• [EXERCISE OBJECTIVE] Return all lines from the listing below in which the string "script" occurs.

# START OF INPUT ROWS

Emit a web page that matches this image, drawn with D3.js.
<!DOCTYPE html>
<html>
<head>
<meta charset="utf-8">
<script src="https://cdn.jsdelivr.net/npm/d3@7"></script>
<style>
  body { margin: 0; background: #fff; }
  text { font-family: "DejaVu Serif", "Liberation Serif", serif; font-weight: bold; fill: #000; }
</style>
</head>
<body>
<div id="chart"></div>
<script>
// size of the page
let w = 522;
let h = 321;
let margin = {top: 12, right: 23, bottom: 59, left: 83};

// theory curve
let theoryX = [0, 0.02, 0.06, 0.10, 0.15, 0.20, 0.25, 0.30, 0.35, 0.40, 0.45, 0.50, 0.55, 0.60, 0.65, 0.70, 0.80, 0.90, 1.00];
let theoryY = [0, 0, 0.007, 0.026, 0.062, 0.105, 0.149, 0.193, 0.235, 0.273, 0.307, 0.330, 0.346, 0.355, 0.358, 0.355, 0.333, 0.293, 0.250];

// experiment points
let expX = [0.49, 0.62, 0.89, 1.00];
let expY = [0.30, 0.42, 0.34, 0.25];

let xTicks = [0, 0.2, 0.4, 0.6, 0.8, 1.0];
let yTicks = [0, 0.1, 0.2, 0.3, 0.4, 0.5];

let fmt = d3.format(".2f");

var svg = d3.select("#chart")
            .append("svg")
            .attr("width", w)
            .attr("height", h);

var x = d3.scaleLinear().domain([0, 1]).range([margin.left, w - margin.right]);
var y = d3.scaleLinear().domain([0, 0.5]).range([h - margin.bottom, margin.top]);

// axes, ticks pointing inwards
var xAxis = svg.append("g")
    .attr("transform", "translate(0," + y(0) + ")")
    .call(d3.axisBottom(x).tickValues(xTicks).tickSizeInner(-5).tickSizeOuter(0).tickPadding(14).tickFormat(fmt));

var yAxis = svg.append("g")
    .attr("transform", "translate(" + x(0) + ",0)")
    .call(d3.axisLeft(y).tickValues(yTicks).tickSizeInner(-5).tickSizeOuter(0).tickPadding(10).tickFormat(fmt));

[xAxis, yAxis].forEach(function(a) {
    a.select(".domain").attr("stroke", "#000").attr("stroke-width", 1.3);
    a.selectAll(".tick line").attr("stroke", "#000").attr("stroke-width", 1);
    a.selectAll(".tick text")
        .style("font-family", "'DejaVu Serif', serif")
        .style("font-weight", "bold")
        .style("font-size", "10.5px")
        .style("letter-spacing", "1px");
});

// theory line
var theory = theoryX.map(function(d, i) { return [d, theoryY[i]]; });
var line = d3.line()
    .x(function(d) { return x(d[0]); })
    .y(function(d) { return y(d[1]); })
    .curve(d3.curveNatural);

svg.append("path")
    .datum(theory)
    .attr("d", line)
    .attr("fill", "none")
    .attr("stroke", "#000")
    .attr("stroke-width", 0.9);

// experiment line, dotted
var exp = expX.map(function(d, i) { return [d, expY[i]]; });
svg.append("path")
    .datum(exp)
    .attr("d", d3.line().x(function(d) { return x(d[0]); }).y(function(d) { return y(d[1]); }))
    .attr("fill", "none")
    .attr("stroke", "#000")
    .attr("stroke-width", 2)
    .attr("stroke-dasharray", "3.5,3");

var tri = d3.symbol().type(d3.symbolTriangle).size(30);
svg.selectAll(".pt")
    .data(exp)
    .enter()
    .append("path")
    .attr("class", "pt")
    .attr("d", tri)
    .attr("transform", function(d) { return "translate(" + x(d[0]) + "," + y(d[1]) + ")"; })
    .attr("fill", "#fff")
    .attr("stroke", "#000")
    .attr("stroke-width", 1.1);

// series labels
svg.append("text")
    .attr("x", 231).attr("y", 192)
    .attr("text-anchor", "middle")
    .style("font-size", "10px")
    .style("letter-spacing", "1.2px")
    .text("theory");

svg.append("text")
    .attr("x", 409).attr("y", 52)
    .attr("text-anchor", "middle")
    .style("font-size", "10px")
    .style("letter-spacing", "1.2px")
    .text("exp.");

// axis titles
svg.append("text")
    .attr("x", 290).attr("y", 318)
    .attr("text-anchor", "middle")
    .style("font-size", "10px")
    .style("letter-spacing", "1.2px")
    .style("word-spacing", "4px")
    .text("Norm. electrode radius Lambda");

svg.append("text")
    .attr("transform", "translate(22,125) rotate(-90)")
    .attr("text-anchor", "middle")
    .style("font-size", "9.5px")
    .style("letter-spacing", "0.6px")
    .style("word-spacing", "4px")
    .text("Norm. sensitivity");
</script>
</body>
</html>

# END OF INPUT ROWS
# START OF INPUT ROWS

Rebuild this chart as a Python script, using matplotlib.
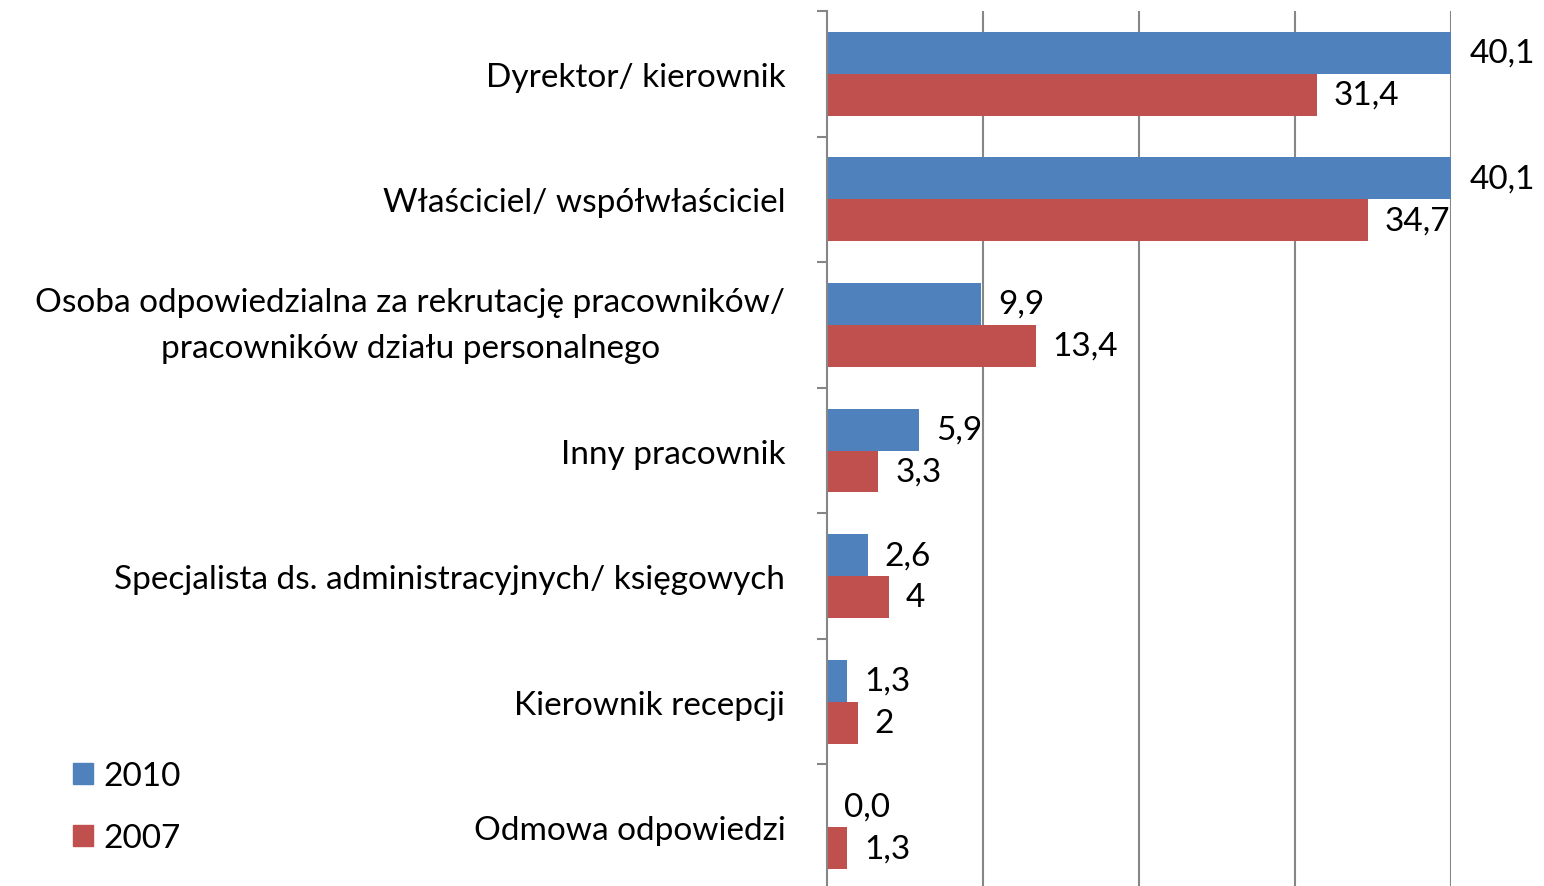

# END OF INPUT ROWS
# START OF INPUT ROWS

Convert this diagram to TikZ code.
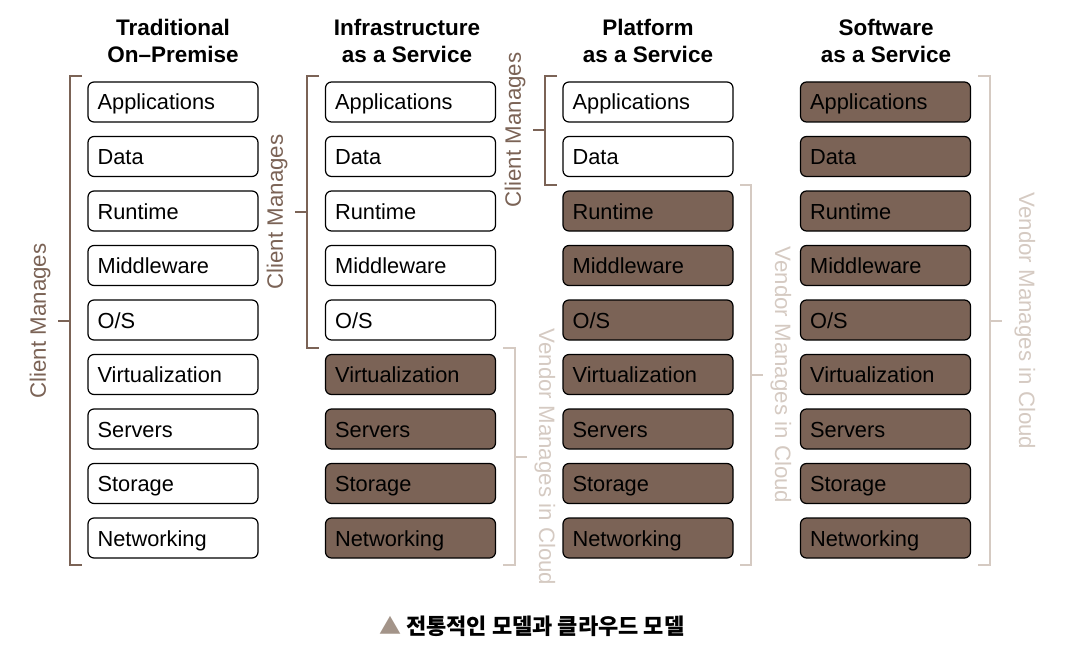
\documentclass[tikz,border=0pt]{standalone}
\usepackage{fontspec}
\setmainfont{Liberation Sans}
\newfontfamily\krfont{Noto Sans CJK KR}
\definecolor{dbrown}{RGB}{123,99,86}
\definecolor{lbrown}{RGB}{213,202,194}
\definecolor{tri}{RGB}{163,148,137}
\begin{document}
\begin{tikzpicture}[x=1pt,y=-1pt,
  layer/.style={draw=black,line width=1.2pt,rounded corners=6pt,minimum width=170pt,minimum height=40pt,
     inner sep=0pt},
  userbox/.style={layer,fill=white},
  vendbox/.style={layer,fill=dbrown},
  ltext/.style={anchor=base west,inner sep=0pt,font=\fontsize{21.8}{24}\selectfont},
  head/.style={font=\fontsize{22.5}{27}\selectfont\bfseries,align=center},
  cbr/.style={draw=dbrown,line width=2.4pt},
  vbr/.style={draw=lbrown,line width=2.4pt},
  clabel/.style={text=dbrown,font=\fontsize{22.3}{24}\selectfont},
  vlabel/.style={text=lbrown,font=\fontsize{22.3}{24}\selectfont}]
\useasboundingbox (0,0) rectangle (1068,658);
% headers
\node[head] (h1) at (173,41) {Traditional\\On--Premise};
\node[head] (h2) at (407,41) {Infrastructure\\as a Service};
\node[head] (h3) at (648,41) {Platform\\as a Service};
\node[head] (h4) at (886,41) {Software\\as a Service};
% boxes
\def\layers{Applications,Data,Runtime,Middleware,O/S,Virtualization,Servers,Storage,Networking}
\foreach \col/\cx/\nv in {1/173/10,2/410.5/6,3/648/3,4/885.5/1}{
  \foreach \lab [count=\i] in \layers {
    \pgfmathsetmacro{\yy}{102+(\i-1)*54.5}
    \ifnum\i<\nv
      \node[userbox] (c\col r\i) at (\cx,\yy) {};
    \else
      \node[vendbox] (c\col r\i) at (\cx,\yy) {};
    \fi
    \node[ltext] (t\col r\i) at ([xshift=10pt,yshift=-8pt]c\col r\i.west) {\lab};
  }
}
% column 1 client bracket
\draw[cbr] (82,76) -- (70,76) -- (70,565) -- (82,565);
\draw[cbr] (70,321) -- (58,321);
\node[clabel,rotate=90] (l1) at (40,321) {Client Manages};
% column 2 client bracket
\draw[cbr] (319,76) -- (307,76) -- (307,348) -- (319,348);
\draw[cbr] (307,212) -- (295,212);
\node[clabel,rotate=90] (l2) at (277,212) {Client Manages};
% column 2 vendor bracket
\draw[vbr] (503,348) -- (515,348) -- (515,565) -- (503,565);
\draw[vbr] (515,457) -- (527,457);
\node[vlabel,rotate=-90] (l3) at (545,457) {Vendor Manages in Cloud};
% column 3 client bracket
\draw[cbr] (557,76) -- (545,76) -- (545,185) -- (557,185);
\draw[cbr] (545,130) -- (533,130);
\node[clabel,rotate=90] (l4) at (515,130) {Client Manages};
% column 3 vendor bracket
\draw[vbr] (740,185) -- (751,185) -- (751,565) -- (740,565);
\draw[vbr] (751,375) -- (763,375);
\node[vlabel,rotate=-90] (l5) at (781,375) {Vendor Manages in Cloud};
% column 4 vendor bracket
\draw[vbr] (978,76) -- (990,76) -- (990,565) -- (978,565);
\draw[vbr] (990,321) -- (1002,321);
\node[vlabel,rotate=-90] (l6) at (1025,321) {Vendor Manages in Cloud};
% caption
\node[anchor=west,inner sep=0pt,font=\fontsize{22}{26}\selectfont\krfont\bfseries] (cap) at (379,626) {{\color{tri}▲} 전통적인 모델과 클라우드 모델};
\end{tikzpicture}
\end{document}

# END OF INPUT ROWS

• [THE RESULT]
<script src="https://cdn.jsdelivr.net/npm/d3@7"></script>
<script>
</script>
Rebuild this chart as a Python script, using matplotlib.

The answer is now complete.